Specter of no-inflation world looms

After months of focus on slack in U.S. labour markets, the Federal Reserve faces a new challenge: the possibility that weak inflation may be so firmly entrenched it upends the return to normal monetary policy.

The soft global inflation backdrop, from sliding oil prices to stagnant wages in advanced economies, has triggered debate over whether the Fed and its peers merely need to wait for a slow-motion business cycle to improve, or face a shift in the underlying nature of inflation after the global recession.

That uncertainty has become the Fed's chief concern in recent weeks, likely to shape upcoming policy statements and delay even further the moment when interest rates, pinned near zero for nearly six years, will start rising again.

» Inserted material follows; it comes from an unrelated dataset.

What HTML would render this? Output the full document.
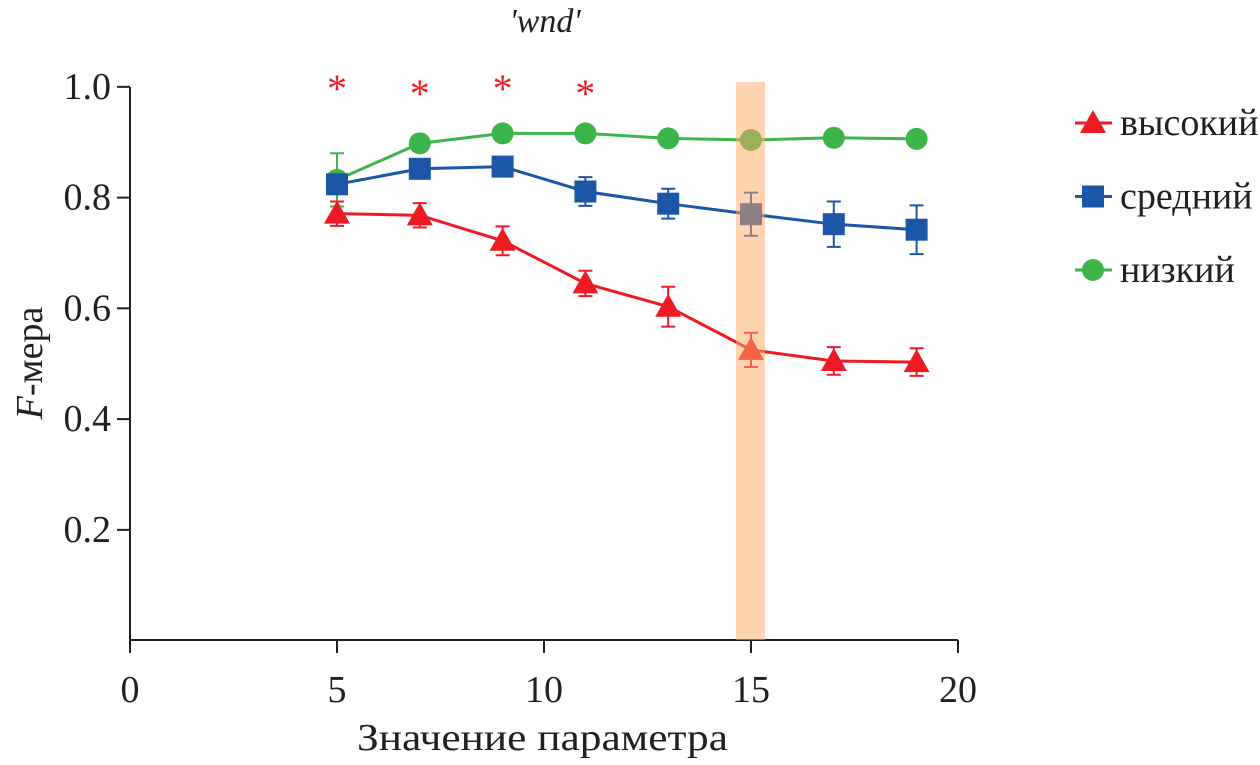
<!DOCTYPE html>
<html><head><meta charset="utf-8"><style>
body{margin:0;background:#fff;width:1260px;height:760px;overflow:hidden}
text{font-family:"Liberation Serif","Times New Roman","DejaVu Serif",serif;fill:#231f20}
</style></head><body>
<svg id="chart" width="1260" height="760" xmlns="http://www.w3.org/2000/svg" font-family="Liberation Serif, Times New Roman, serif">
<g id="axes"></g>
<g id="series"></g>
<g id="legend"></g>
</svg>
<script>
const xs=[5,7,9,11,13,15,17,19];
const highVals=[0.771,0.768,0.722,0.645,0.603,0.525,0.505,0.503];
const highErr=[0.022,0.022,0.026,0.023,0.036,0.031,0.025,0.025];
const midVals=[0.824,0.852,0.856,0.811,0.789,0.770,0.752,0.742];
const midErr=[0.008,0.006,0.006,0.026,0.027,0.039,0.041,0.044];
const lowVals=[0.832,0.898,0.916,0.916,0.907,0.904,0.908,0.906];
const lowErr=[0.048,0.005,0.004,0.004,0.004,0.004,0.004,0.004];
const starXs=[5,7,9,11];
const xTicks=[0,5,10,15,20];
const yTicks=[0.2,0.4,0.6,0.8,1.0];
const highlightX=15;
const NS="http://www.w3.org/2000/svg";
const FF='"Liberation Serif","Times New Roman",serif';
const X=v=>130+v*41.4, Y=v=>640.6-v*553.75;
function mk(t,a,p){const e=document.createElementNS(NS,t);for(const k in a)e.setAttribute(k,a[k]);if(t==='text')e.style.fontFamily=FF;p.appendChild(e);return e;}
const ax=document.getElementById('axes'),se=document.getElementById('series'),lg=document.getElementById('legend');
let e=mk('line',{x1:130,y1:640,x2:958,y2:640,stroke:'#231f20','stroke-width':2},ax);

e=mk('line',{x1:130,y1:640,x2:130,y2:87,stroke:'#231f20','stroke-width':2},ax);

xTicks.forEach(t=>{mk('line',{x1:X(t),y1:640,x2:X(t),y2:653,stroke:'#231f20','stroke-width':2},ax);
 e=mk('text',{x:X(t),y:702,'font-size':38,'text-anchor':'middle'},ax);e.textContent=t;
 });
yTicks.forEach(t=>{mk('line',{x1:117,y1:Y(t),x2:130,y2:Y(t),stroke:'#231f20','stroke-width':2},ax);
 e=mk('text',{x:111,y:Y(t)+12,'font-size':38,'text-anchor':'end'},ax);e.textContent=t.toFixed(1);
 });
e=mk('text',{x:357,y:750,'font-size':38,textLength:371,lengthAdjust:'spacingAndGlyphs'},ax);e.textContent='Значение параметра';

e=mk('text',{x:0,y:0,'font-size':38,'text-anchor':'middle',transform:'translate(42,363) rotate(-90)'},ax);
e.innerHTML='<tspan font-style="italic">F</tspan>-мера';

e=mk('text',{x:545,y:32,'font-size':34,'font-style':'italic','text-anchor':'middle'},ax);e.textContent="'wnd'";

starXs.forEach((s,i)=>{e=mk('text',{x:X(s),y:i%2?107:102,'font-size':40,'text-anchor':'middle'},ax);e.style.fill='#ed1c24';e.textContent='*';
 });
function marker(kind,x,y,c,p){
 if(kind==='tri')return mk('polygon',{points:`${x},${y-13} ${x-13},${y+10} ${x+13},${y+10}`,fill:c},p);
 if(kind==='sq')return mk('rect',{x:x-11,y:y-11,width:22,height:22,fill:c},p);
 return mk('circle',{cx:x,cy:y,r:11,fill:c},p);}
const S=[{n:'low',v:lowVals,er:lowErr,c:'#3db54a',k:'ci',l:'низкий'},{n:'mid',v:midVals,er:midErr,c:'#1c56a6',k:'sq',l:'средний'},{n:'high',v:highVals,er:highErr,c:'#ed1c24',k:'tri',l:'высокий'}];
S.forEach(s=>{const g=mk('g',{},se);
 e=mk('polyline',{points:xs.map((x,i)=>X(x)+','+Y(s.v[i])).join(' '),fill:'none',stroke:s.c,'stroke-width':3},g);
 
 xs.forEach((x,i)=>{const cx=X(x),t=Y(s.v[i]+s.er[i]),b=Y(s.v[i]-s.er[i]);
  e=mk('path',{d:`M${cx},${t}V${b}M${cx-7},${t}H${cx+7}M${cx-7},${b}H${cx+7}`,stroke:s.c,'stroke-width':2,fill:'none'},g);
  
  e=marker(s.k,cx,Y(s.v[i]),s.c,g);
  });});
e=mk('rect',{x:X(highlightX)-15,y:82,width:29,height:558,fill:'rgb(253,170,100)',opacity:0.5},se);

[S[2],S[1],S[0]].forEach((s,i)=>{const y=123+i*73.5;
 const g=mk('g',{},lg);
 mk('line',{x1:1075,y1:y,x2:1112,y2:y,stroke:s.c,'stroke-width':3},g);
 marker(s.k,1093,y,s.c,g);
 const t=mk('text',{x:1120,y:y+12,'font-size':38},g);t.textContent=s.l;});
</script>
</body></html>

Investors have already pushed expectations for an initial rate hike back several months to late next year because of a dimmed global outlook. The Fed is expected to take note of recent market turmoil and worsened world conditions at its Oct 28-29 meeting even as it ends the bond-buying program launched to fight the financial crisis.

Yet if the Fed keeps struggling getting inflation back to its 2% goal it could prompt a deeper rethinking of its approach. That could involve an even more open-ended commitment to low interest rates, the renewal of asset buying to pump cash into the financial system, or more aggressive language to encourage households and businesses to invest and spend.

Inflation was already acting out of character during the 2007-2009 recession when it fell less than expected. Now, its glacial movement during the recovery suggests something basic may have changed, San Francisco Fed President John Williams told the media last week.

Williams said he still expected that eventually "Economy 101" forces of supply and demand would regain traction, and push up wages and prices around the world.

What if they don't?

That would put the Fed in a bind - with rates at zero, and absent a renewal of the sort of unconventional programs it has been trying to wind down, no tools at hand.